The First Ecumencial, or Council of Nicea (325)- lasted two months and twelve days. Three hundred eighteen bishops were present. The Emperor Constantine was also present. To this council we owe the Creed (symbolum) of Nicea, defining against Arius the true Divinity of the Son of God (homousios / omousioV), and the fixing of the date for keeping Easter (against the Quartodecimans).

The Second Ecumenical, or First General Council of Constantinople (381)- under Pope Damscus and the Emperor Theodosius I, was attended by one hundred fifty bishops. To the above mentioned Nicene creed it added the clauses referring to the Holy Ghost and defined His deity.

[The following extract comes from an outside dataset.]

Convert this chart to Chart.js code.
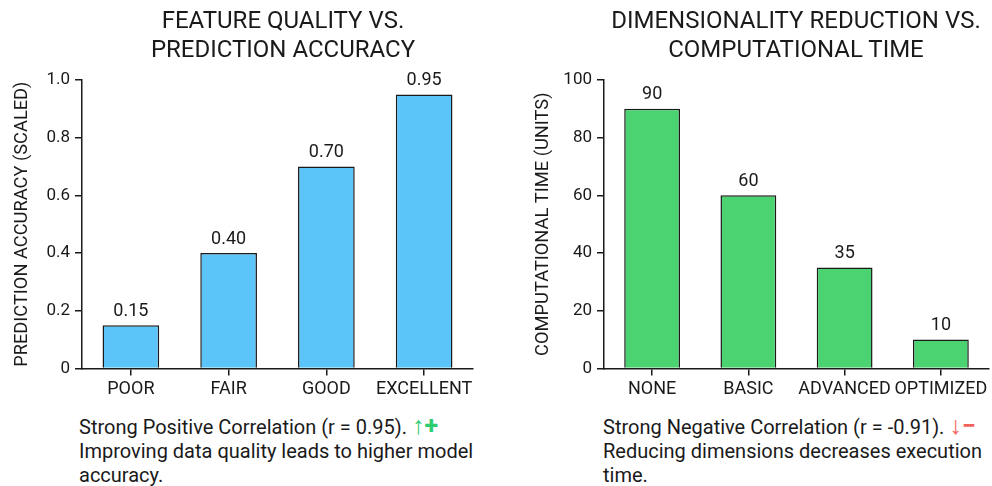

The Third Ecumenical, or Council of Ephesus (431)- more than two hundred bishops, presided over by Cyril of Alexandria representing Pope Celestine I. It defined the true personal unity of Christ, declared Mary the Mother of God (bearer of God- QeotokoV) against Nestorius, Bishop of Constantinople, and renewed the condemnation of Pelagius.

The Fourth Ecumencial, or Council of Chalcedon (451)- one hundred fifty bishops under Pope Leo the Great and the Emperor Marcian defined the two natures (divine and human) in Christ against Eutyches, who was excommunicated.

The Fifth Ecumencial, or Second General Council of Constantinople (553)- of one hundred sixty five bishops under Pope Vigilius and Emperor Justinian I, condemned errors of Origen and certain writings of Theodoret, Theodore Bishop of Mopsuetia (The Three Chapters). It further confirmed the first four general councils, especially that of Chalcedon whose authority was contested by heretics.

The Sixth Ecumenical, or Third Council of Chalcedon (680)- under Pope Agatho and the Emperor Constantine Pogonatus, was attended by the Patriarchs of Constantinople and Antioch, one hundred seventy four bishops, and the emperor. It put an end to Monothelitism by defining two wills in Christ, the Divine and the human, as two distinct principles of operation.

The Seventh Ecumencial, or Second Council of Nicea (787)- was convoked by Emperor Constantine VI and his mother Irene, under Pope Adrian I, was presided over by the legates of Pope Adrian. It regulated the veneration of holy images.